## Wednesday, April 11, 2012

### Mathematical Simulation - Sampling

To continue our data collection and probability work in math, we are now in the process of doing a mathematical simulation. This simulation introduces children to the marketing strategy of putting toys in cereal boxes to increase sales. I introduced this activity this morning by telling the students that the president of a cereal company needed our help. She wanted to get more and more people to buy cereal, so she was putting six different Pokemon cards in the boxes in a random way. I asked, "So would you need to buy just six boxes of cereal to complete the collection?" Most students thought that you would probably have to buy more than six, as you could get the same card several times. There were lots of estimations - from 7 to over 100.

We then started our data collecting. Each child got a data collection sheet and a die. As they rolled the die, they made tally marks on the number they got. Once they got the final number (or the final "card"), they stopped rolling and counted the tally marks. Sometimes the family got lucky and got all six cards with just 7 or 8 boxes. Some unlucky families had to buy over 30 boxes!

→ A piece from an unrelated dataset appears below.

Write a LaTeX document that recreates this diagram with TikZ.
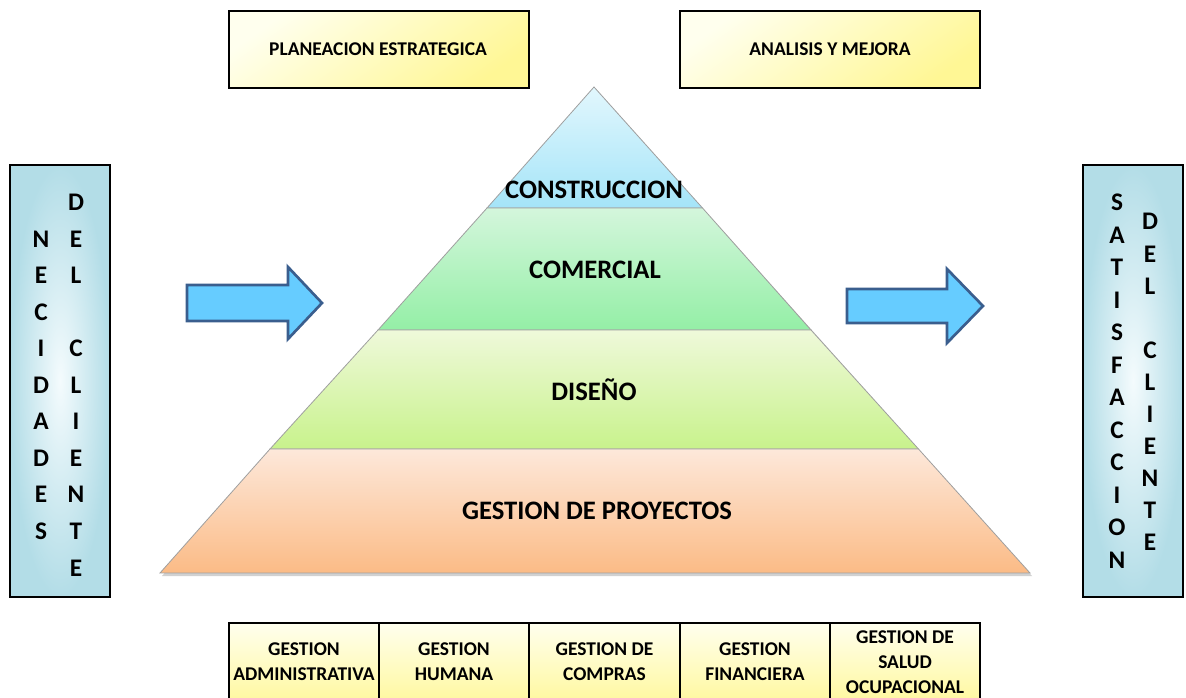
\documentclass[tikz,border=0pt]{standalone}
\usepackage{fontspec}
\setmainfont{Carlito}
\definecolor{yLight}{HTML}{FFFFEE}
\definecolor{yDeep}{HTML}{FFF795}
\definecolor{sideIn}{HTML}{F4FBFD}
\definecolor{sideOut}{HTML}{B3DDE7}
\definecolor{arrFill}{HTML}{66CCFF}
\definecolor{arrLine}{HTML}{3A5E8E}
\definecolor{cTop}{HTML}{E2F7FD}
\definecolor{cBot}{HTML}{A4E4F8}
\definecolor{gTop}{HTML}{D4F6DC}
\definecolor{gBot}{HTML}{94EFA6}
\definecolor{dTop}{HTML}{EFF9DA}
\definecolor{dBot}{HTML}{C8F28C}
\definecolor{pTop}{HTML}{FDE8DA}
\definecolor{pBot}{HTML}{FBBB86}
\begin{document}
\begin{tikzpicture}[x=0.75pt,y=-0.75pt,
  ybox/.style={draw=black, line width=1.5pt, top color=yLight, bottom color=yDeep, shading angle=35},
  sidebox/.style={draw=black, line width=1.5pt, inner color=sideIn, outer color=sideOut},
  bigarrow/.style={fill=arrFill, draw=arrLine, line width=2pt, line join=miter},
  band/.style={draw=gray!75, line width=0.6pt},
  plbl/.style={font=\fontsize{20}{24}\selectfont\bfseries, text height=12.8pt, text depth=0pt, inner sep=0pt},
  blbl/.style={font=\fontsize{14.6}{18.75}\selectfont\bfseries, align=center, inner sep=0pt},
  letter/.style={font=\fontsize{19}{22}\selectfont\bfseries, text height=12pt, text depth=0pt, inner sep=0pt}
]
\useasboundingbox (0,0) rectangle (1186,698);

% top boxes
\path[ybox] (229,11) rectangle (529,88);
\path[ybox] (680,11) rectangle (980,88);
\node[blbl] (plan) at (378,49) {PLANEACION ESTRATEGICA};
\node[blbl] (anal) at (830,49) {ANALISIS Y MEJORA};

% side boxes
\path[sidebox] (10,165) rectangle (110,597);
\path[sidebox] (1083,165) rectangle (1183,597);

% left letters
\foreach \c [count=\i] in {N,E,C,I,D,A,D,E,S}
  \node[letter] (la\i) at (41,{203+36.5*\i}) {\c};
\foreach \c [count=\i from 0] in {D,E,L}
  \node[letter] (lb\i) at (76,{203+36.5*\i}) {\c};
\foreach \c [count=\i from 4] in {C,L,I,E,N,T,E}
  \node[letter] (lb\i) at (76,{203+36.5*\i}) {\c};

% right letters
\foreach \c [count=\i from 0] in {S,A,T,I,S,F,A,C,C,I,O,N}
  \node[letter] (ra\i) at (1117,{203+32.5*\i}) {\c};
\foreach \c [count=\i from 0] in {D,E,L}
  \node[letter] (rb\i) at (1150,{222+32.1*\i}) {\c};
\foreach \c [count=\i from 4] in {C,L,I,E,N,T,E}
  \node[letter] (rb\i) at (1150,{222+32.1*\i}) {\c};

% arrows
\path[bigarrow] (187,285) -- (288,285) -- (288,267) -- (322,303) -- (288,339) -- (288,321) -- (187,321) -- cycle;
\path[bigarrow] (847,289) -- (947,289) -- (947,269) -- (983,306) -- (947,343) -- (947,323) -- (847,323) -- cycle;

% pyramid shadow
\fill[black, opacity=0.18] (596,89) -- (1032,576) -- (162,576) -- cycle;

% pyramid bands
\path[band, top color=cTop, bottom color=cBot] (594,87) -- (702.5,208) -- (487,208) -- cycle;
\path[band, top color=gTop, bottom color=gBot] (487,208) -- (702.5,208) -- (811,330) -- (378,330) -- cycle;
\path[band, top color=dTop, bottom color=dBot] (378,330) -- (811,330) -- (918.5,449) -- (270,449) -- cycle;
\path[band, top color=pTop, bottom color=pBot] (270,449) -- (918.5,449) -- (1030,573) -- (160,573) -- cycle;

\node[plbl] (constr) at (594,190) {CONSTRUCCION};
\node[plbl] (comer) at (595,270) {COMERCIAL};
\node[plbl] (dise) at (594,392) {DISEÑO};
\node[plbl] (gest) at (597,511) {GESTION DE PROYECTOS};

% bottom boxes
\foreach \xa/\xb in {229/379, 379/529, 529/680, 680/830, 830/980}
  \path[ybox, shading angle=0] (\xa,623) rectangle (\xb,712);
\node[blbl] (g1) at (304,662) {GESTION\\ADMINISTRATIVA};
\node[blbl] (g2) at (454,662) {GESTION\\HUMANA};
\node[blbl] (g3) at (604.5,662) {GESTION DE\\COMPRAS};
\node[blbl] (g4) at (755,662) {GESTION\\FINANCIERA};
\node[blbl] (g5) at (905,662) {GESTION DE\\SALUD\\OCUPACIONAL};
\end{tikzpicture}
\end{document}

We will continue this data collection tomorrow during math stations - the more data we collect, the better the results will be. We will analyze the data next week to find out how many boxes, on average, a family would need to buy. Then we will write a letter the cereal company president telling her if this strategy of putting cards in boxes was a good idea.

I like this simulation for the mathematical concepts it makes real-life and meaningful (sampling, data analysis, finding the mean, or average, given a set of numbers, etc.), but also as a way of introducing the consequences of falling for advertising tricks and why it is important to become more wary consumers.